The explosion of ads promoting proprietary medicines and their incessant hyperbole and mistruths eventually provoked strong public reactions that demanded transparency and regulation. There were always calls to rein in the quackery, but the inundation of promotion drove the regulation of patent medicine to become a public priority.

Ladies’ Home Journal, February 1924, p. 144
Manufacturer: E. R. Squibb and Sons
From Ohio State University
Examining Ladies’ Home Journal during the 1920s illustrates these changes in advertising. At this point, advertisements offered a different portrayal of scientific medicine and appealed to a more docile public regarding medical professionals. A Squibb pharmaceutical ad depicts a well-organized medicine cabinet (Image 3). The caption asks, “What is in your medicine cabinet? Are they products your physician would approve?” This approval seeking from medical authority plays into the new values of placing faith in the trained judgment of scientific and medical authority.

Ladies’ Home Journal, March 1924, p. 192
Manufacturer: Zonite
From Ohio State University
Ads for Zonite (Image 4) ran images of scientists wearing lab coats and examining test tubes, drawing a scientific aura into its products. Zonite also associated its product with scientific discoveries, like the Carrel-Dakin fluid (i.e., diluted bleach), a critical antiseptic used in World War I.

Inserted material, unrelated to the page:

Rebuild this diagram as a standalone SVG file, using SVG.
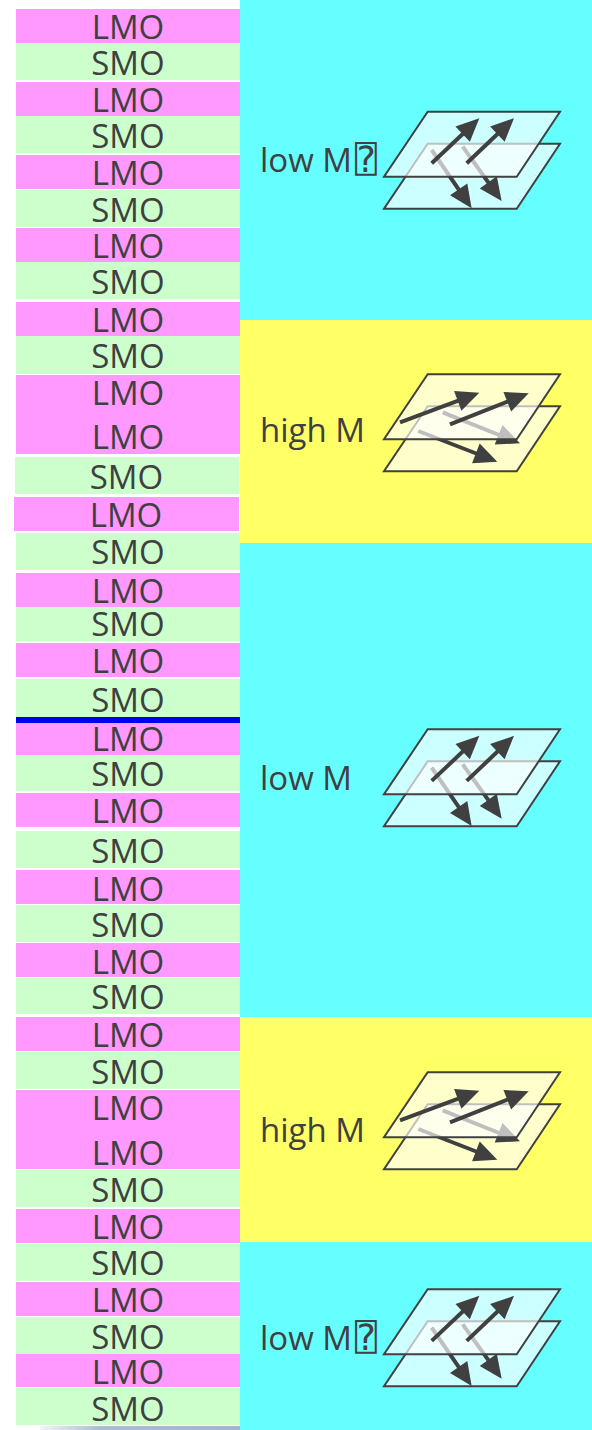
<svg xmlns="http://www.w3.org/2000/svg" xmlns:xlink="http://www.w3.org/1999/xlink" width="592" height="1430" viewBox="0 0 592 1430">
  <style>
    .lmo { fill: #ff99ff; }
    .smo { fill: #ccffcc; }
    .lbl { font-family: "Open Sans", "Noto Sans", "Liberation Sans", sans-serif; font-size: 33px; fill: #404040; }
    .mid { text-anchor: middle; }
    .low { fill: #66ffff; }
    .high { fill: #ffff66; }
    .plane { fill: #ffffff; fill-opacity: 0.667; stroke: #404040; stroke-width: 2; stroke-linejoin: miter; }
    .arr { fill: none; stroke: #404040; stroke-width: 4; marker-end: url(#head); }
    .tofu { font-family: "DejaVu Sans Mono", "DejaVu Sans", monospace; font-size: 36px; }
  </style>
  <defs>
    <marker id="head" markerUnits="userSpaceOnUse" markerWidth="23" markerHeight="21" refX="10" refY="10.5" orient="auto" overflow="visible">
      <path d="M0,0 L23,10.5 L0,21 Z" fill="#404040"/>
    </marker>
    <!-- two stacked planes, spins pointing up/down alternately -->
    <g id="icon-low">
      <polygon class="plane" points="43.7,32 176,32 132.7,97 0,97"/>
      <line class="arr" x1="47.7" y1="38.3" x2="80.3" y2="85.9"/>
      <line class="arr" x1="78.7" y1="35" x2="110.1" y2="78.8"/>
      <polygon class="plane" points="43.7,0 176,0 132.7,65 0,65"/>
      <line class="arr" x1="47.7" y1="51.6" x2="85.9" y2="15.5"/>
      <line class="arr" x1="82.7" y1="51.6" x2="120.6" y2="15.5"/>
    </g>
    <!-- two stacked planes, spins tilted in-plane -->
    <g id="icon-high">
      <polygon class="plane" points="43.7,32 176,32 132.7,97 0,97"/>
      <line class="arr" x1="34.3" y1="56.7" x2="101.2" y2="82.7"/>
      <line class="arr" x1="58.7" y1="38" x2="123.9" y2="64.2"/>
      <polygon class="plane" points="43.7,0 176,0 132.7,65 0,65"/>
      <line class="arr" x1="16" y1="48" x2="83.1" y2="23"/>
      <line class="arr" x1="66" y1="50" x2="132.6" y2="23.8"/>
    </g>
    <linearGradient id="edge" x1="0" y1="0" x2="1" y2="0">
      <stop offset="0" stop-color="#f2f4f8"/>
      <stop offset="0.3" stop-color="#aebcd4"/>
      <stop offset="1" stop-color="#a4b4cc"/>
    </linearGradient>
  </defs>

  <rect x="0" y="0" width="592" height="1430" fill="#ffffff"/>

  <!-- right-hand regions -->
  <g id="region-low-1">
    <rect class="low" x="240" y="0" width="352" height="320"/>
    <text class="lbl" x="260" y="172">low M<tspan class="tofu" dx="3">⍰</tspan></text>
    <use xlink:href="#icon-low" href="#icon-low" transform="translate(384,111.7)"/>
  </g>
  <g id="region-high-1">
    <rect class="high" x="240" y="320" width="352" height="223"/>
    <text class="lbl" x="260" y="441.5">high M</text>
    <use xlink:href="#icon-high" href="#icon-high" transform="translate(384,374.3)"/>
  </g>
  <g id="region-low-2">
    <rect class="low" x="240" y="543" width="352" height="474"/>
    <text class="lbl" x="260" y="790">low M</text>
    <use xlink:href="#icon-low" href="#icon-low" transform="translate(384,729.3)"/>
  </g>
  <g id="region-high-2">
    <rect class="high" x="240" y="1017" width="352" height="225"/>
    <text class="lbl" x="260" y="1141.5">high M</text>
    <use xlink:href="#icon-high" href="#icon-high" transform="translate(384,1072.3)"/>
  </g>
  <g id="region-low-3">
    <rect class="low" x="240" y="1242" width="352" height="188"/>
    <text class="lbl" x="260" y="1350">low M<tspan class="tofu" dx="3">⍰</tspan></text>
    <use xlink:href="#icon-low" href="#icon-low" transform="translate(384,1289.3)"/>
  </g>

  <!-- left-hand layer stack -->
  <g id="row-01"><rect class="lmo" x="16" y="9" width="224" height="34"/><text class="lbl mid" x="128" y="39">LMO</text></g>
  <g id="row-02"><rect class="smo" x="16" y="43" width="224" height="37"/><text class="lbl mid" x="128" y="74.5">SMO</text></g>
  <g id="row-03"><rect class="lmo" x="16" y="82" width="224" height="34"/><text class="lbl mid" x="128" y="112">LMO</text></g>
  <g id="row-04"><rect class="smo" x="16" y="116" width="224" height="37"/><text class="lbl mid" x="128" y="147.5">SMO</text></g>
  <g id="row-05"><rect class="lmo" x="16" y="155" width="224" height="34"/><text class="lbl mid" x="128" y="185">LMO</text></g>
  <g id="row-06"><rect class="smo" x="16" y="190" width="224" height="37"/><text class="lbl mid" x="128" y="222">SMO</text></g>
  <g id="row-07"><rect class="lmo" x="16" y="228" width="224" height="34"/><text class="lbl mid" x="128" y="258">LMO</text></g>
  <g id="row-08"><rect class="smo" x="16" y="262" width="224" height="37"/><text class="lbl mid" x="128" y="293.5">SMO</text></g>
  <g id="row-09"><rect class="lmo" x="16" y="302" width="224" height="34"/><text class="lbl mid" x="128" y="332">LMO</text></g>
  <g id="row-10"><rect class="smo" x="16" y="336" width="224" height="38"/><text class="lbl mid" x="128" y="368">SMO</text></g>
  <g id="row-11"><rect class="lmo" x="16" y="375" width="224" height="79"/><text class="lbl mid" x="128" y="405">LMO</text><text class="lbl mid" x="128" y="449">LMO</text></g>
  <g id="row-12"><rect class="smo" x="15" y="457" width="224" height="37"/><text class="lbl mid" x="126.5" y="489">SMO</text></g>
  <g id="row-13"><rect class="lmo" x="14" y="497" width="225" height="34"/><text class="lbl mid" x="126" y="527">LMO</text></g>
  <g id="row-14"><rect class="smo" x="16" y="533" width="224" height="37"/><text class="lbl mid" x="128" y="564">SMO</text></g>
  <g id="row-15"><rect class="lmo" x="16" y="573" width="224" height="34"/><text class="lbl mid" x="128" y="603">LMO</text></g>
  <g id="row-16"><rect class="smo" x="16" y="607" width="224" height="34"/><text class="lbl mid" x="128" y="635.5">SMO</text></g>
  <g id="row-17"><rect class="lmo" x="16" y="643" width="224" height="34"/><text class="lbl mid" x="128" y="673">LMO</text></g>
  <g id="row-18"><rect class="smo" x="16" y="679" width="224" height="38"/><text class="lbl mid" x="128" y="711.5">SMO</text></g>
  <g id="divider"><rect x="16" y="717" width="224" height="6" fill="#0000f0"/></g>
  <g id="row-19"><rect class="lmo" x="16" y="723" width="224" height="32"/><text class="lbl mid" x="128" y="750.5">LMO</text></g>
  <g id="row-20"><rect class="smo" x="16" y="755" width="224" height="36"/><text class="lbl mid" x="128" y="786">SMO</text></g>
  <g id="row-21"><rect class="lmo" x="16" y="793" width="224" height="34"/><text class="lbl mid" x="128" y="823">LMO</text></g>
  <g id="row-22"><rect class="smo" x="16" y="831" width="224" height="37"/><text class="lbl mid" x="128" y="862.5">SMO</text></g>
  <g id="row-23"><rect class="lmo" x="16" y="870" width="224" height="34"/><text class="lbl mid" x="128" y="900.5">LMO</text></g>
  <g id="row-24"><rect class="smo" x="16" y="905" width="224" height="37"/><text class="lbl mid" x="128" y="936.5">SMO</text></g>
  <g id="row-25"><rect class="lmo" x="16" y="943" width="224" height="34"/><text class="lbl mid" x="128" y="974">LMO</text></g>
  <g id="row-26"><rect class="smo" x="16" y="978" width="224" height="36"/><text class="lbl mid" x="128" y="1008.5">SMO</text></g>
  <g id="row-27"><rect class="lmo" x="16" y="1017" width="224" height="34"/><text class="lbl mid" x="128" y="1047">LMO</text></g>
  <g id="row-28"><rect class="smo" x="16" y="1052" width="224" height="37"/><text class="lbl mid" x="128" y="1083.5">SMO</text></g>
  <g id="row-29"><rect class="lmo" x="16" y="1090" width="224" height="79"/><text class="lbl mid" x="128" y="1120">LMO</text><text class="lbl mid" x="128" y="1165">LMO</text></g>
  <g id="row-30"><rect class="smo" x="16" y="1170" width="224" height="37"/><text class="lbl mid" x="128" y="1201.5">SMO</text></g>
  <g id="row-31"><rect class="lmo" x="16" y="1209" width="224" height="34"/><text class="lbl mid" x="128" y="1239">LMO</text></g>
  <g id="row-32"><rect class="smo" x="16" y="1244" width="224" height="37"/><text class="lbl mid" x="128" y="1275">SMO</text></g>
  <g id="row-33"><rect class="lmo" x="16" y="1282" width="224" height="34"/><text class="lbl mid" x="128" y="1312">LMO</text></g>
  <g id="row-34"><rect class="smo" x="16" y="1317" width="224" height="37"/><text class="lbl mid" x="128" y="1348.5">SMO</text></g>
  <g id="row-35"><rect class="lmo" x="16" y="1354" width="224" height="33"/><text class="lbl mid" x="128" y="1383.5">LMO</text></g>
  <g id="row-36"><rect class="smo" x="16" y="1388" width="224" height="37"/><text class="lbl mid" x="128" y="1420.5">SMO</text></g>

  <!-- faint edge strip along the bottom -->
  <rect x="40" y="1426" width="200" height="4" fill="url(#edge)"/>
</svg>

Ladies’ Home Journal, May 1921, p. 49
Manufacturer: Northwestern Yeast Co. (Chicago, IL)
From the University of Michigan
The ad for “Yeast Foam” (Image 5) also appeals to scientific and medical authority, depicting a man wearing a medical coat and peering into a microscope. In the foreground are two circular illustrations of microscopic specimens—one containing germs and the other germ-free. The ad portrays a professional man immersed in scientific work, suggesting that the product has been carefully vetted through scientific scrutiny for quality assurance.
Similarly, the Fleischmann advertisement (Image 6) depicts two men in lab coats working at a table equipped with flasks, a beaker, a microscope, and other scientific instruments. The caption below the image states, “Messages of startling importance from the laboratory of the scientist.” Text within the ad notes how Fleischmann’s Yeast cures various diseases. In the case of skin diseases, the ad relies on a general sense of medical authority: “Many physicians and hospitals are prescribing Fleischmann’s Yeast for impurities of the skin. It has yielded remarkable results.”

Ladies’ Home Journal, September 1921, p. 45
Manufacturer: The Fleischmann Company (New York, NY)
From the University of Michigan
The values of corporate ad agencies following the patent medicine era are not only a reaction to muckraking journalism and reform movements. The use of scientific medical imagery conveying authority and professional judgment was also largely about revamping the medical credibility of US drug companies and corporate ad agencies; they benefited handsomely during the patent medicine era but later needed to diminish their connections to these fraudulent products. Ad agencies traced the American public’s anxieties and aspirations as they shifted from loose whimsy about panaceas in the late nineteenth century to a reverence for qualified scientific and medical experts and institutions at the beginning of the twentieth century. By tracing this transition in medical imagery, we can glean how drug companies and ad agencies shaped products to elevate their professional clout.